╭─ DATA ENTRIES

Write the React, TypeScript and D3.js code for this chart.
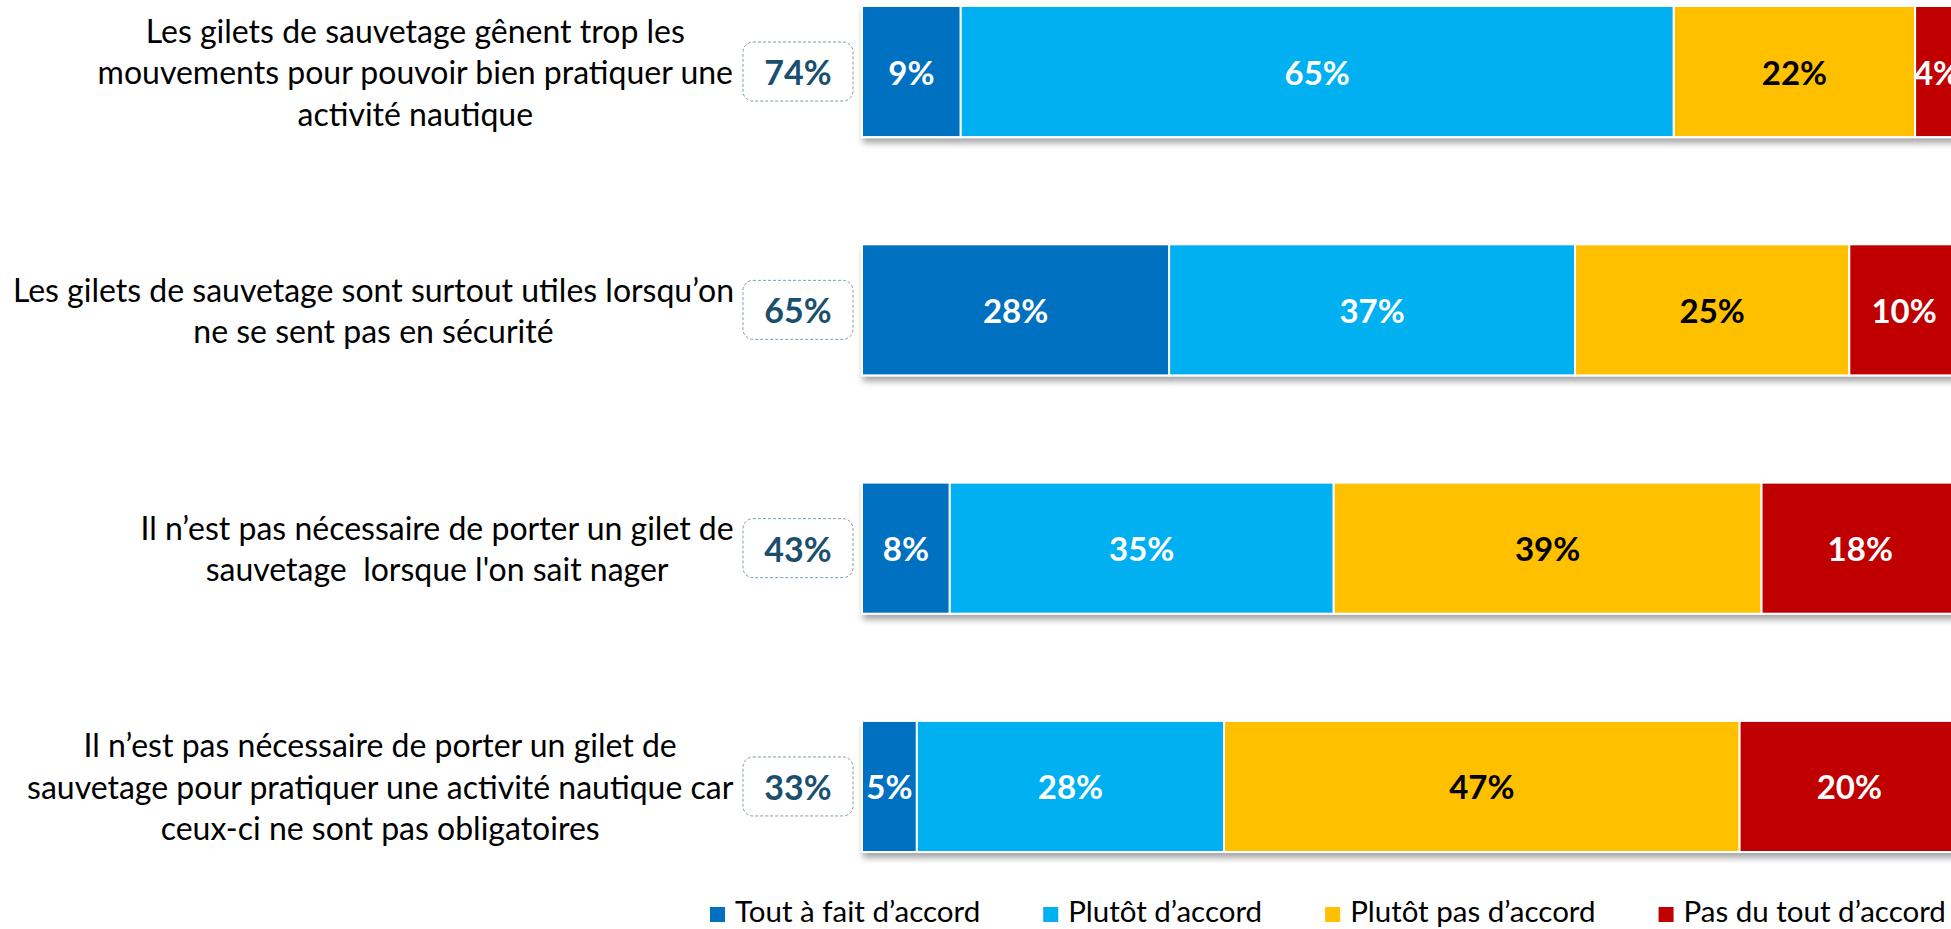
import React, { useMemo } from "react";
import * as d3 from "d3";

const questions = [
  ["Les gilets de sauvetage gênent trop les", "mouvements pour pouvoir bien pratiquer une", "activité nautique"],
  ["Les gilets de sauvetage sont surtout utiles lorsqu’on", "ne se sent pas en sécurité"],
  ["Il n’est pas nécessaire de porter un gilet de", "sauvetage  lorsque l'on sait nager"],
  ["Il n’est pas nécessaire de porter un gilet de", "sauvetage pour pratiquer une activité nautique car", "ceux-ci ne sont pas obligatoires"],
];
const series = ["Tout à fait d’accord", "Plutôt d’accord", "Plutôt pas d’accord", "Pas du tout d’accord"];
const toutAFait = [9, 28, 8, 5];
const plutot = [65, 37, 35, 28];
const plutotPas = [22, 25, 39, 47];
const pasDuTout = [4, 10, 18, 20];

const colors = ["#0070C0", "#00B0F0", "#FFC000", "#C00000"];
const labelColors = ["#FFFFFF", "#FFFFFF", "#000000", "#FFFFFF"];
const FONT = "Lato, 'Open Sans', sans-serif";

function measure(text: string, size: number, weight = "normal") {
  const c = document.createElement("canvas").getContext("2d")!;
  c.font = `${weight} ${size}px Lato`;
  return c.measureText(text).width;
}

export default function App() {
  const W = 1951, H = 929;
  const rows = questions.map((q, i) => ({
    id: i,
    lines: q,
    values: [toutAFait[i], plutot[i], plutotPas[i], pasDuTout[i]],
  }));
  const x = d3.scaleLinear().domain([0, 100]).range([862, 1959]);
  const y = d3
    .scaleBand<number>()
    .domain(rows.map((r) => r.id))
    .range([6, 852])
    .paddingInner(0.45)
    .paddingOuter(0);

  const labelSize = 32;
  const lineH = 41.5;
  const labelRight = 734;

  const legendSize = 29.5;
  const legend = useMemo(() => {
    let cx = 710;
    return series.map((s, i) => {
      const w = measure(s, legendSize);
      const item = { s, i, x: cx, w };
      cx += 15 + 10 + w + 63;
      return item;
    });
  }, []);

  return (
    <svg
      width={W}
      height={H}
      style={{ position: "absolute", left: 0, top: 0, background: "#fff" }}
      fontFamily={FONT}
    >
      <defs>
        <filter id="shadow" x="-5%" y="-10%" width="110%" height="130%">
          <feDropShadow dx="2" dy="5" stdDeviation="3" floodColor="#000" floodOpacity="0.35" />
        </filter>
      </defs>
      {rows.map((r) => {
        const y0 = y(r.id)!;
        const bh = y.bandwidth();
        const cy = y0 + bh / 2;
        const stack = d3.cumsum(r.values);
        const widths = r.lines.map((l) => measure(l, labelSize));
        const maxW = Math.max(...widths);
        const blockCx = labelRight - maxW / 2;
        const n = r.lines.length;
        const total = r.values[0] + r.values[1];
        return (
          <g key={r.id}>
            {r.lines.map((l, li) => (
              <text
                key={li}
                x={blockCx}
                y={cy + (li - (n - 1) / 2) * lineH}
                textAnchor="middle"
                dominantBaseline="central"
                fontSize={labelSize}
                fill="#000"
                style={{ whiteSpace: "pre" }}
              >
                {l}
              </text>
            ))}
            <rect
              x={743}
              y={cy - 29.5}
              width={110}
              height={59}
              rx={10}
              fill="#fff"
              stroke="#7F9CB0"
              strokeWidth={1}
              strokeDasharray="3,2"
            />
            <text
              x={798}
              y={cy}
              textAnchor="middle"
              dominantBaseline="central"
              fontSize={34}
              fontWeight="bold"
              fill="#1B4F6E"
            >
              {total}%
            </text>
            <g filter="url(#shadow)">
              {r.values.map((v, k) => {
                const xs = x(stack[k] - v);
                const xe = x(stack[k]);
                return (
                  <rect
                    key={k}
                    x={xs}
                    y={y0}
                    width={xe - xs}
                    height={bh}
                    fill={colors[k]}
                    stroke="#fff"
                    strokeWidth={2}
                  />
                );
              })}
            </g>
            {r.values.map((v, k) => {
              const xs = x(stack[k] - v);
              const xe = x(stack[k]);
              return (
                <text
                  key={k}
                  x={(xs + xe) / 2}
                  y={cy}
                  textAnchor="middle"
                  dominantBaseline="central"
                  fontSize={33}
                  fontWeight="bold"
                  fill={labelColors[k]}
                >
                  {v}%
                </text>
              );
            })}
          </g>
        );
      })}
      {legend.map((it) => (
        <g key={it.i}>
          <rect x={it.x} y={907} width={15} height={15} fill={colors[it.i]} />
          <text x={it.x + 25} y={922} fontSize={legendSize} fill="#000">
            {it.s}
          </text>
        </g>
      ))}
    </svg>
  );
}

╰─
╭─ DATA ENTRIES

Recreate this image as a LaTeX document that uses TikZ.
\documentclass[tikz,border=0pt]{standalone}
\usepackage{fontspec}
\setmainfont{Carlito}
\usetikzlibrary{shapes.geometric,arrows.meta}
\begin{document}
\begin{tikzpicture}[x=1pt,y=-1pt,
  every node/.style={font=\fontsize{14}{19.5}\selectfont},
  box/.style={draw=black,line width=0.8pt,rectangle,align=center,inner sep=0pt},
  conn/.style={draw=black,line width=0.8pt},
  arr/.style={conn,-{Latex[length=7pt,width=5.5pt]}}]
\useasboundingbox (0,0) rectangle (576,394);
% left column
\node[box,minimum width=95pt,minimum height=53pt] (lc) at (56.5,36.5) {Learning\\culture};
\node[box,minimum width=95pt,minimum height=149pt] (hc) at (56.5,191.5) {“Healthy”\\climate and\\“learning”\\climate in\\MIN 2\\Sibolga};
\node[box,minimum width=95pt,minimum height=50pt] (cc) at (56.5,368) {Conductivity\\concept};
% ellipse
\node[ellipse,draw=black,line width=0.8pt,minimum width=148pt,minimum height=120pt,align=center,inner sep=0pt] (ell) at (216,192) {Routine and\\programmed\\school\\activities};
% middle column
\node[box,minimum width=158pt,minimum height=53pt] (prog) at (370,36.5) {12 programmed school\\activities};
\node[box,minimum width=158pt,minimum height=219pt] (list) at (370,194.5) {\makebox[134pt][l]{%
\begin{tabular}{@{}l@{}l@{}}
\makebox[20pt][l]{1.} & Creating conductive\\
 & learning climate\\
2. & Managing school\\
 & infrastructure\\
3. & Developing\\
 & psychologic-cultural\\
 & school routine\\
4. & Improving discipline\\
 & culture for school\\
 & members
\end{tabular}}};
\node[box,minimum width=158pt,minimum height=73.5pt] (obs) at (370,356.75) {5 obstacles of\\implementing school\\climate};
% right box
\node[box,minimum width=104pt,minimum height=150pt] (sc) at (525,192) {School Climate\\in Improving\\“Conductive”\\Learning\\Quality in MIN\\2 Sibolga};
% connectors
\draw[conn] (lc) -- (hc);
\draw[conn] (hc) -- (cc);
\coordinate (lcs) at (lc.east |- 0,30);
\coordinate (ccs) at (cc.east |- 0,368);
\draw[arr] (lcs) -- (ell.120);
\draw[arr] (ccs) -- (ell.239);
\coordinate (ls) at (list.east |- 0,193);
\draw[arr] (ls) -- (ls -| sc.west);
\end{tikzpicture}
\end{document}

╰─

EXERCISE GOAL
Output exactly the lines from the one containing "Write the React, TypeScript" through the one containing "import * as", both included, and nothing else; leave out any pictures.

CORRECT RESPONSE
Write the React, TypeScript and D3.js code for this chart.
import React, { useMemo } from "react";
import * as d3 from "d3";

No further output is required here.